At your pressing recommendation, I will read Xenophon’s treatise upon the Athenian Democracy; not with the expectation however of finding consolation in it, for the follies and errors of our own times. The Athenian’s doubtless afford an excellent example of the violence to which a Democratic government necessarily leads a people; who “love to have the worst men in power”; but after the disasterous experiments made by “the most enlightened and ingenious people, that ever existed upon earth,” are we destined to run the Same course, with a people, whose character is the very reverse? If there be any among us, who can contemplate such prospects with composure or indifference, or who can pacify their present feelings with the remote expectation of a future change of public sentiment, I am, unfortunately for myself, not of their Sect. The barriers, which time has been So long struggling to raise between virtue & vice, between honor and degeneracy, between such as are praise worthy and of good report and such as are polluted with all manner of detestable crimes, are to be laid prostrate by a pestilential breath proceeding from the hectic lungs of Democracy. And you console yourself, “that we are not conducting worse than others have done in similar situations!” I would I were any thing but a philosopher, if Such must be my tenets. I cannot endure, that state of Society, wherein the men of talents, of mental endowments, “whose hearts are pure, and whose hands are clean,” are the least in honor and estimation among us; when Such men are awed into forbearance or <
[. . .]> Stand mute through terror, it is time to despair of the Commonwealth.
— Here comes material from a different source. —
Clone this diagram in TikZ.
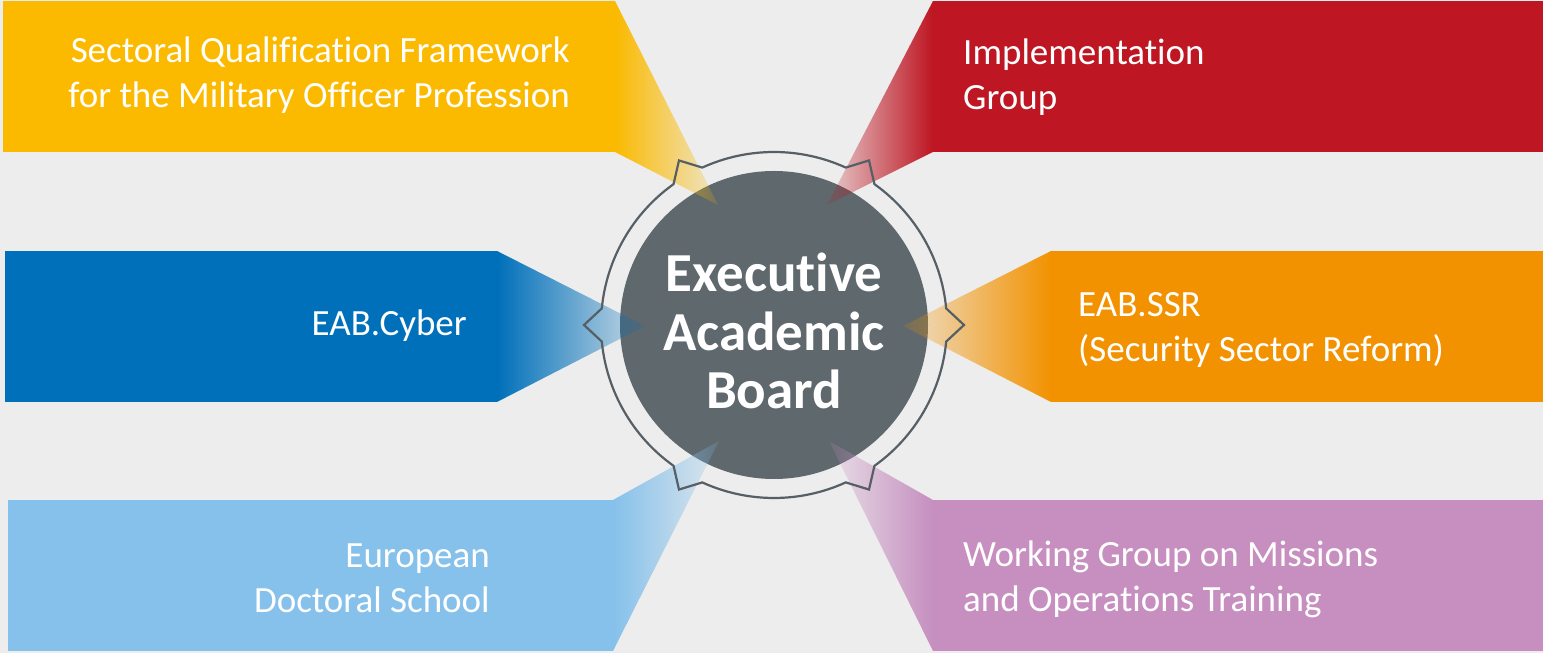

I concur with you in opinion, that the cause of federalism is irretrievable, and I never Shall heave a Sigh over its Sepulchre. It knew not how to live while it lasted, for the very aliment it fed upon, proved to be its bane and killed it. But the cause of truth and righteousness, (to speak in scripture phrase) is what I wish to See revived, and I can discern no “Star in the east” to guide my journeying hopes. I tender you my fervent congratulations upon your non-election and most ardently pray that the voice of the people may never prove more detrimental to your welfare than it has on this occasion.
T. B. Adams.
MHi: Adams Papers.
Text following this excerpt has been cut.